French police on Monday launched a series of raids targeting Islamist networks three days after the beheading of a history teacher who had shown his pupils a cartoon of the Prophet Mohammed.

The operation came a day after tens of thousands of people took part in rallies countrywide to honour history teacher Samuel Paty and defend freedom of expression, including the right to show cartoons regarded by many Muslims as insulting.

Gerald Darmanin said "dozens" of individuals were being probed for suspected radicalization.

While they were "not necessarily linked" to Paty's killing, the government aimed to send a message that there would be "not a minute's respite for enemies of the Republic", he added.

Darmanin said the government would also tighten the noose on NGOs with suspected links to Islamist networks, including the Anti-Islamophobia Collective.

The collective, which gathers data on anti-Muslim attacks, on Monday accused the minister of slander.

"Fear is about to change sides," President Emmanuel Macron told a meeting of key ministers Sunday to discuss a response to the attack.

"Islamists should not be allowed sleep soundly in our country," he said.

FREE SPEECH DEBATE

Paty, 47, was attacked on his way home from the junior high school where he taught in Conflans-Sainte-Honorine, 40 kilometres northwest of Paris.

A photo of the teacher and a message confessing to his murder was found on the mobile phone of his killer, an 18-year-old Chechen man Abdullakh Anzorov, who was shot dead by police.

The grisly killing has drawn parallels with the 2015 massacre at Charlie Hebdo satirical magazine, where 12 people, including cartoonists, were gunned down for publishing cartoons mocking Mohammed.
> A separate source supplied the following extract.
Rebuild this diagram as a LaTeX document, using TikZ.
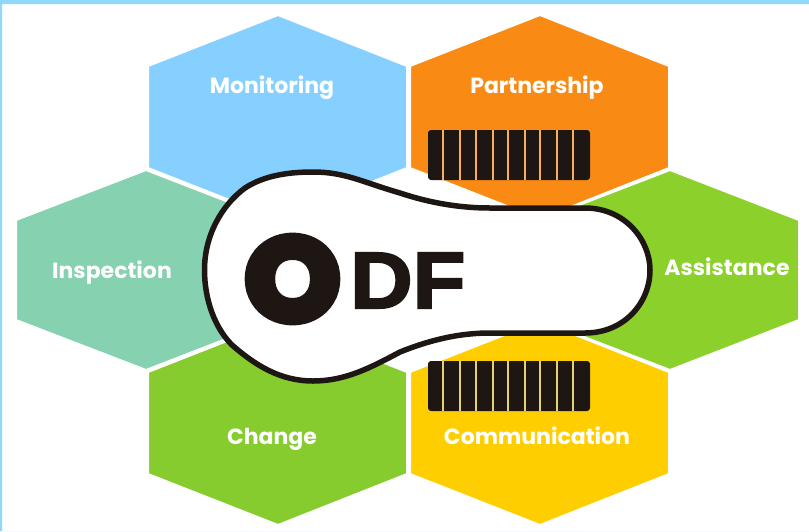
\documentclass[tikz,border=0pt]{standalone}
\usepackage{fontspec}
\setmainfont{Poppins}
\newfontfamily\logofont[BoldFeatures={FakeBold=2.5}]{Liberation Sans}
\newfontfamily\logoO[BoldFeatures={FakeBold=8}]{Poppins}
\definecolor{frameblue}{HTML}{8FD8FA}
\definecolor{monblue}{HTML}{86D0FF}
\definecolor{partorange}{HTML}{F98A14}
\definecolor{insteal}{HTML}{85D1B0}
\definecolor{assgreen}{HTML}{8CD02C}
\definecolor{chagreen}{HTML}{86CC2F}
\definecolor{comyellow}{HTML}{FFCE00}
\definecolor{inkdark}{HTML}{1E1612}
\tikzset{
  hexlabel/.style={text=white,font=\fontsize{22}{24}\selectfont\bfseries,inner sep=0pt,anchor=base},
  barbox/.style={fill=inkdark,rounded corners=3pt},
  bargap/.style={line width=1.3pt},
  logoletter/.style={text=inkdark,inner sep=0pt}
}
\newcommand{\hexat}[4]{\filldraw[fill=#3,draw=white,line width=2pt,line join=round] (#1-130,#2-#4/2) -- (#1,#2-#4) -- (#1+129,#2-#4/2) -- (#1+129,#2+#4/2) -- (#1,#2+#4) -- (#1-130,#2+#4/2) -- cycle;}
\begin{document}
\begin{tikzpicture}[x=1pt,y=-1pt]
\useasboundingbox (0,0) rectangle (809,531);
\fill[white] (0,0) rectangle (809,531);
\fill[frameblue,even odd rule] (0,0) rectangle (809,531) (2,4) rectangle (809,531);
\hexat{278}{117}{monblue}{102}
\hexat{540}{117}{partorange}{102}
\hexat{146}{270}{insteal}{100}
\hexat{670}{270}{assgreen}{100}
\hexat{278}{423}{chagreen}{102}
\hexat{540}{423}{comyellow}{102}
\fill[barbox] (428,130) rectangle (590,180);
\foreach \x in {443,460,476,493,508,525,540,557,573} \draw[bargap,draw=partorange!70!white] (\x,130) -- (\x,180);
\fill[barbox] (428,361) rectangle (590,411);
\foreach \x in {443,460,476,493,508,525,540,557,573} \draw[bargap,draw=comyellow!55!white!80!gray] (\x,361) -- (\x,411);
\draw[line width=5.5pt,draw=inkdark,fill=white,line join=round]
  (313,172) .. controls (345,172) and (362,182) .. (400,193)
  .. controls (430,203) and (460,208) .. (490,208)
  -- (585,208) .. controls (625,208) and (650,240) .. (650,270)
  .. controls (650,302) and (625,333) .. (585,333)
  -- (490,333) .. controls (455,333) and (425,342) .. (400,352)
  .. controls (370,368) and (345,381) .. (313,381)
  .. controls (280,381) and (255,365) .. (232,345)
  .. controls (215,328) and (204.5,300) .. (204.5,270)
  .. controls (204.5,235) and (222,205) .. (245,188)
  .. controls (265,175) and (290,172) .. (313,172) -- cycle;
\node[hexlabel] (monitoring) at (272,93) {Monitoring};
\node[hexlabel] (partnership) at (537,93) {Partnership};
\node[hexlabel] (inspection) at (112,278) {Inspection};
\node[hexlabel] (assistance) at (727,275) {Assistance};
\node[hexlabel] (change) at (272,444) {Change};
\node[hexlabel] (communication) at (537,444) {Communication};
\node[logoletter,font=\fontsize{116}{116}\selectfont\logoO\bfseries,xscale=1.03] (logoo) at (292.5,279) {O};
\node[logoletter,font=\fontsize{80}{80}\selectfont\logofont\bfseries,anchor=base west,xscale=1.08] (logodf) at (350,308) {DF};
\end{tikzpicture}
\end{document}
Paty had shown his civics class one of the controversial cartoons, depicting a crouching prophet with a star on his buttocks.

According to his school, Paty had given Muslim children the option to leave the classroom before he showed the cartoon in a lesson on free speech, saying he did not want their feelings hurt.

The lesson sparked a furor nonetheless and Paty and his school received threats.

Eleven people are being held over his murder, including a known Islamist radical and the father of one of Paty's pupils, who had launched an online campaign against the teacher.

'FATWA' ON TEACHER

Darmanin accused the two men of having issued a "fatwa" against Paty, using the term for an Islamic edict that was famously used to describe the 1989 death sentence handed down against writer Salman Rushdie by Iran's Ayatollah Khomeini.

Anzorov's family arrived in France from the predominantly Muslim Russian republic of Chechnya when he was six.

Locals in the Normandy town of Evreux where he lived described him as a loner who had become increasingly religious in recent years.

Police are trying to establish whether he acted alone.

Four members of his family are being held for questioning.

'I AM SAMUEL'

In scenes reminiscent of the aftermath of the Charlie Hebdo attack, when over a million people marched through Paris to defend press freedom, people again gathered at the central Place de la Republique on Sunday to express their horror over Paty's death.

Some in the crowd chanted "I am Samuel", echoing the 2015 "I am Charlie" rallying call for free speech.

French teachers have long complained of tensions around religion and identity spilling over into the classroom.

The government has vowed to step up security at schools when pupils return after half-term.

Far-right National Rally leader Marine Le Pen, who laid a wreath outside Paty's school on Monday, called for "wartime legislation" to combat the terror threat.

Le Pen, who has announced she will make a third bid for the French presidency in 2022, called for an "immediate" moratorium on immigration and for all foreigners on terror watchlists to be deported.

Paty's beheading was the second knife attack since a trial started last month over the Charlie Hebdo killings.

The magazine republished the cartoons in the run-up to the trial, and last month a young Pakistani man wounded two people with a meat cleaver outside the publication's old office.